Ainda tive tempo de lembrar quando no dia posterior ao domingo das mães. Ele tinha me dito que ela contou algo em particular que o impressionou bastante. Guardei isso como quem esconde um segredo. Naquele momento não ousei buscar a revelação. E mais gente vem chegando. Sentamos numas cadeiras próximas ao caixão, ela já observa as velas e diz indignada para mim: as velas não são reais.
O rapaz chegou e sentou em volta dos amigos da faculdade, emocionado e perplexo com a cena em que ele dirigia e também era guiado pelas horas. Timidamente e melancólico relata fatos e acontecimentos. Aproveitei da minha pequena libertinagem e comecei a falar sem o rigor da ocasião. O que dizia levavam ao riso contido das pessoas e do próprio órfão, embora tivesse lágrimas nos olhos. Nunca fui medroso em relação à alma e aos mistérios da pós-vida. Por sua vez, percebia que ela se contorcia por dentro e tinha um comentário final para os casos que se dizia. Aos poucos, os desconhecidos das cadeiras se dirigiam com perguntas para mim. Os nomes apareciam e outros se despediam.
Novas pessoas iam chegando e ele atendia a todos, levando-os ao corpo fúnebre. Ela observava os transeuntes e nesse olhar que vasculha encontrou o que buscava. Reparou o irmão dele.

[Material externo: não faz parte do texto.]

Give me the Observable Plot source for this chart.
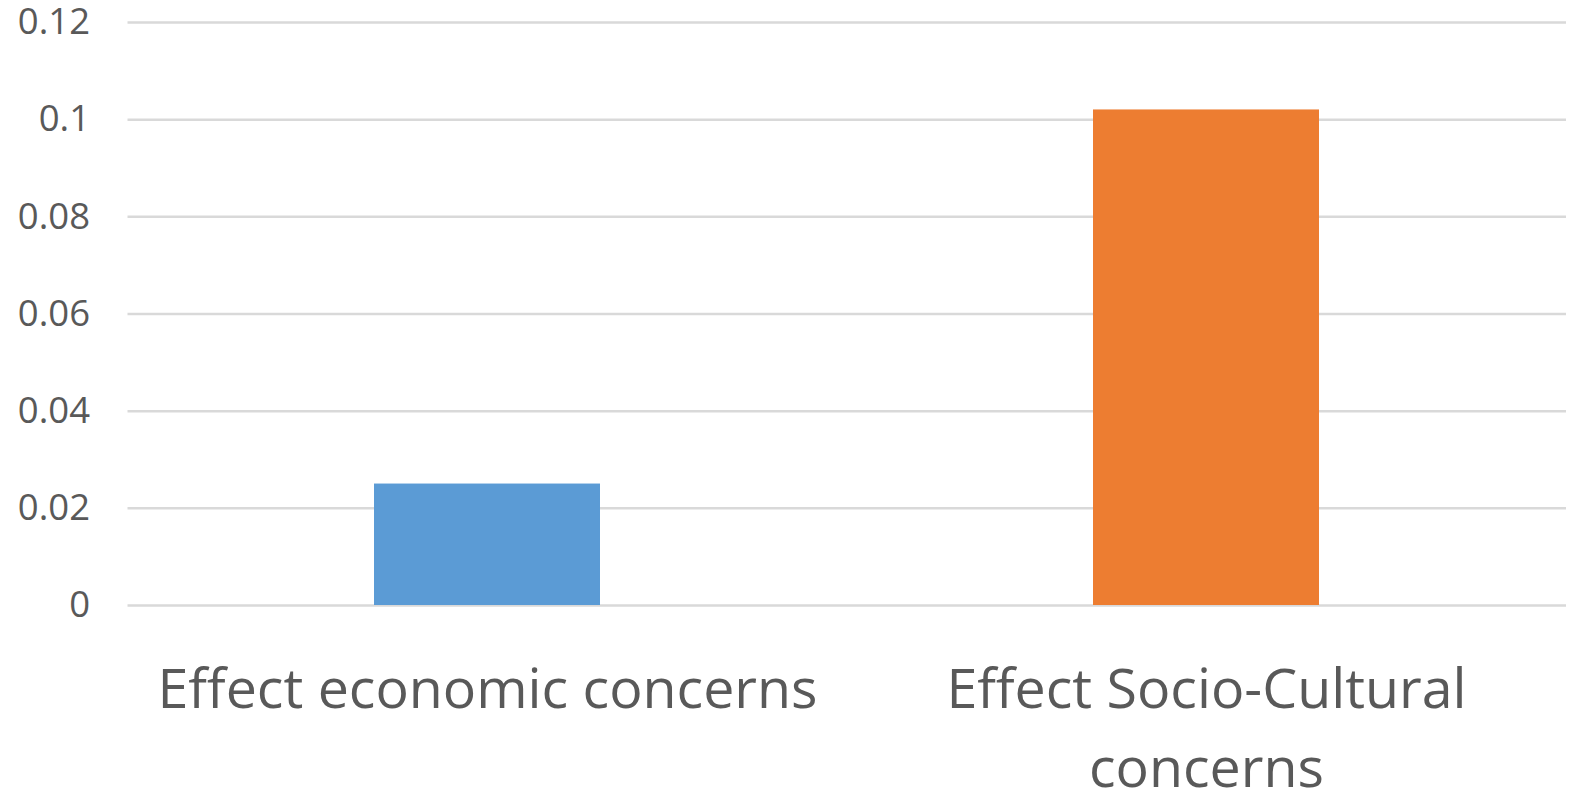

Cutuca-me e diz baixinho a mim: “Adorei, o irmão dele.” E gradualmente se confundia as cenas que oscilavam nas circunstâncias das palavras que eram brotadas. Por ser quem é, ele humoradamente me ameaça: “mando você rezar”. Certo calor acentua as horas que estão em processo. Esta manhã não tinha fim, penso isso enquanto ajeito minha camisa. Seriam as primeiras horas da desfiliação e da orfandade de um rapaz e eu participava daquele rito. Quais os mistérios que povoam essa celebração ou só haveria um único e infinito mistério nos circulando?
Ouviam-se inutilmente os rumores e cochichos das pessoas. Novos choros contidos, apertos de mãos e gente assinando o livro de presença. Homens de termos chegando a passos lentos e outros saindo. Em dada hora, acredito ter ouvido um galo cantar. Nesse instante impreciso, percebi que a celebração eucarística começou. Todos espontamente se aglomeram em volta do sacerdote e da mesa ao lado do caixão. Nesses momentos se acentuam a dor das emoções.
Assim ocorreu... e todos nós saberemos uma dia.

3 comentários:

Niick Barreto disse...

tocante ein costinha?? esses mistérios da vida e a morte, só iremos descobrir no dia em q realmente participarmos deles!

Unknown disse...
Este comentário foi removido pelo autor.
Unknown disse...

Evoca realidade dura e cura da essência humana.Somos dominados por pensamentos que nos bombardeiam incessantemente sem que os controlemos. Uns têm suas origens nas profundezas misteriosas da alma e nos tornam pássaros selvagens; logo depois, surgem os pensamentos bestiais, igualando-nos com pássaros domesticados...tudo numa fração de segundos!Conseguimos experimentar todas as sensações narradas (temperatura, pressa, sons , ruidos, cheiros, olhares, expressões faciais, cenários...).É uma leitura viva. Quanto ao mistério...sugere possibilidades futuras de revelações.E não é isso que todos nos aguardamos????Parabéns. Um abração.